Yes, there are some teams that are poor / poorly managed / lacking in talent that are easier to beat than the average team. Yes, there are some teams that are excellent / well managed / exceeding in talent that are tougher to beat than the average overall team. That being said, each team in the NFL is made up of the best football players this planet has to offer. Even bad teams can get a little lucky and blow the top off a great team from time to time.
It is really hard to repeat
One of the biggest things that irritates the hell out of me is reading stats about things to make a point when the stat you are using doesn't correlate in any substantive way. Let me give you an example (this is an example pulled from my hind quarters which is about as useful as the majority of stats are in the media):
"Of the past Super Bowl champs with top 3 defenses, none have repeated."
Here's why this is dumb as all get out: There are only 8 teams that have pulled off a repeat win dating back to 1966. That's roughly 50 years for those of you who might be mathematically impaired. Why are we talking about "best defenses to repeat" when it is about a once per decade event for any champion to repeat in the first place?
Le'ts just call a duck a duck and say the following: "It isn't likely at all that the Denver Broncos will repeat in 2016."
Let's be real, Denver was pretty darn lucky in the 2015 season
The big point I'll make here is that we had so few really big impactful injuries last year. We lost some guys for the season, but those mostly happened before the season started and that gave our team ample time with which to adjust and coach up replacements.
Let's apply that for a second to our defense. You know that supremely gifted squad of many of the best the NFL has to offer at their respective positions? We had some guys miss games, but it wasn't like 2013 where we went to the Super Bowl missing our best pass rusher (Von Miller), our arguably most important cornerback (Chris Harris, Jr.), our starting free safety (Rahim Moore), best run stopping defensive end (Derek Wolfe), and a starting defensive tackle (Kevin Vickerson).

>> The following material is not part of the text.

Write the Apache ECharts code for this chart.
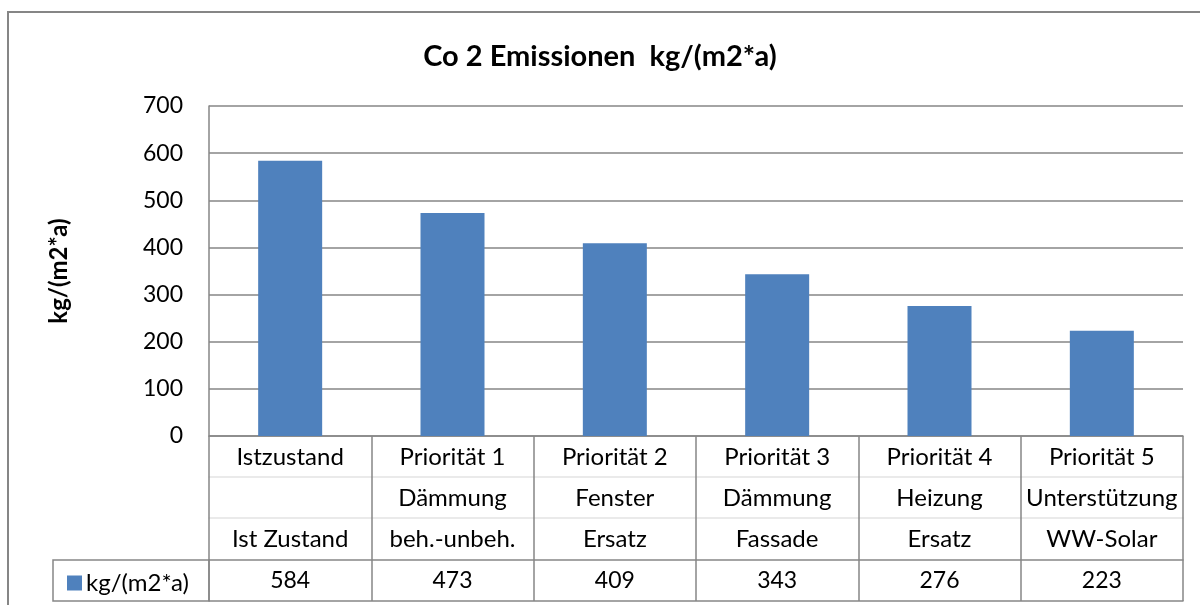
<!DOCTYPE html>
<html>
<head>
<meta charset="utf-8">
<script src="https://cdn.jsdelivr.net/npm/echarts@6/dist/echarts.min.js"></script>
<style>
  html, body { margin: 0; padding: 0; background: #fff; }
  #chart { width: 1200px; height: 605px; }
</style>
</head>
<body>
<div id="chart"></div>
<script>
// Daten
const categories = [
  'Istzustand\n\nIst Zustand',
  'Priorität 1\nDämmung\nbeh.-unbeh.',
  'Priorität 2\nFenster\nErsatz',
  'Priorität 3\nDämmung\nFassade',
  'Priorität 4\nHeizung\nErsatz',
  'Priorität 5\nUnterstützung\nWW-Solar'
]
const seriesName = 'kg/(m2*a)'
const emissions = [584, 473, 409, 343, 276, 223]
const yTicks = { min: 0, max: 700, interval: 100 }

const FONT = 'Lato, "Open Sans", sans-serif'
const LINE = '#868686'
const FAINT = '#e4e4e4'

const chart = echarts.init(document.getElementById('chart'))

// Tabellenlinien unter der Achse: Achsen mit Versatz
function tableAxis(offset, color, labels) {
  return {
    type: 'category',
    gridIndex: 0,
    position: 'bottom',
    offset: offset,
    data: labels || categories,
    axisLine: { show: true, lineStyle: { color: color, width: 1.5 } },
    axisTick: { show: false },
    axisLabel: labels ? {
      show: true, interval: 0, margin: 0, lineHeight: 41,
      fontSize: 23, color: '#000', fontFamily: FONT
    } : { show: false },
    splitLine: { show: false }
  }
}

chart.setOption({
  animation: false,
  title: {
    text: 'Co 2 Emissionen  kg/(m2*a)',
    left: 'center',
    top: 37,
    textStyle: { fontSize: 29, fontWeight: 'bold', color: '#000', fontFamily: FONT }
  },
  legend: {
    data: [seriesName],
    left: 62,
    top: 566,
    icon: 'rect',
    itemWidth: 15,
    itemHeight: 15,
    itemGap: 4,
    textStyle: { fontSize: 24, color: '#000', fontFamily: FONT, padding: [0, 0, 0, -1] }
  },
  grid: { left: 209, right: 17, top: 106, bottom: 169 },
  xAxis: [
    {
      type: 'category',
      data: categories,
      axisLine: { show: true, lineStyle: { color: LINE, width: 1.5 } },
      axisTick: { show: true, interval: 0, length: 165, lineStyle: { color: LINE, width: 1.5 } },
      axisLabel: {
        interval: 0, margin: 1, lineHeight: 41,
        fontSize: 24, color: '#000', fontFamily: FONT
      }
    },
    tableAxis(41, FAINT),
    tableAxis(82, FAINT),
    tableAxis(124, LINE, emissions.map(String)),
    tableAxis(165, LINE)
  ],
  yAxis: {
    type: 'value',
    min: yTicks.min,
    max: yTicks.max,
    interval: yTicks.interval,
    name: seriesName,
    nameLocation: 'middle',
    nameRotate: 90,
    nameGap: 138,
    nameTextStyle: { fontSize: 24, fontWeight: 'bold', color: '#000', fontFamily: FONT },
    axisLine: { show: true, lineStyle: { color: LINE, width: 1.5 } },
    axisTick: { show: false },
    axisLabel: { fontSize: 23, color: '#000', margin: 26, fontFamily: FONT },
    splitLine: { lineStyle: { color: LINE, width: 1.5 } }
  },
  series: [{
    name: seriesName,
    type: 'bar',
    data: emissions,
    barWidth: 64,
    itemStyle: { color: '#4f81bd' }
  }],
  graphic: [
    {
      type: 'rect', z: -1, silent: true,
      shape: { x: 8, y: 12, width: 1200, height: 610 },
      style: { fill: 'none', stroke: LINE, lineWidth: 2 }
    },
    {
      type: 'rect', silent: true,
      shape: { x: 53, y: 560, width: 156, height: 41 },
      style: { fill: 'none', stroke: LINE, lineWidth: 1.5 }
    }
  ]
})
</script>
</body>
</html>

Health is a very big deal in the NFL. There are exceptions and there are situations where some injuries may not hurt a team as badly due to excellent depth (our current OLBs for instance), but for the most part teams that lose a bunch of starting players usually don't win championships.
Coaching staff's tenure
On a positive note, one thing I think a ton of people are forgetting is that this coaching staff is only in their 2nd year with the team. Offensively we were terrible, but how much of that has stemmed from the square peg in a round hole situation we had with both of our QBs last year?
This whole offseason there's been so much gnashing of teeth and rending of robes over the Broncos' QB situation. Are you seriously kidding me? Changing QBs is going to be a Good Thing™.
Like it or not, Gary Kubiak isn't what I would call a coach who has an agile offense. He can innovate. He can add a tweak here and remove a wrinkle here or there, but the core of his offense are founded on steadfast principles, techniques, and schemes.
Installing his offense takes time. You need the offensive line to gel. You need the right kind of linemen (I would argue we didn't have this last year). You want a QB who can hit the deep ball quickly with decent accuracy and threaten defenses with the bootleg action (I would argue that at no point last year did we have this).
The way I see it, this offense has a great opportunity this year to get much better. In the best case scenario this is going to lead to a good chunk of lopsided games in our favor as our offense punishes the other team and our defense gets to play with a lead which will force teams to throw more (playing to our defensive strengths).
Where does this leave us in the No Bull big picture?
I've stuck to something for well over a decade now that has served me very well in being a NFL fan: any season where my team reaches the playoffs was a good season. That same thing applies to this year. Get a wild-card, win the division, or get the #1 seed. I'm groovy as a fan with any of those scenarios.
Our division is getting better talent-wise. That's one thing that should make it harder next year. That being said, we have some pretty cake divisions to pay against this season outside of the AFC West. Getting to the playoffs is not going to be any easier this year.
That being said, the scary thing about the Denver Broncos is that while the rest of the NFL would like to call us a "flash in the pan", the team shows every sign of being a stalwart institution of success in the near future. We have one of the best GMs in the league. We have THE best defense in the league with arguably the best pass rusher in the NFL and arguably the hands-down best secondary in the NFL. Enough of this hogwash about this team falling off a cliff.
My advice for expectations on the 2016 season?
First off, keep on bleeding orange and blue my brothas and sistas. We are the champs. This is the offseason. We haven't even played a preseason game yet. We have nothing worth worrying about yet.
Next bit of advice: keep in mind the coaching staff and front office we have is impressive. The defense can get better and is coached by a guy who is what I would call an agile coordinator (Phillips fits his scheme to his players, not the other way around). The offense is very likely to improve with some solid personnel moves that better fit what we are looking to do under Kubiak.
Finally, no Super Bowl champion is likely to repeat. The table is stacked against us and our team's backs are going to be against the wall all year long. I'd argue that our players respond well to that situation. Bring it.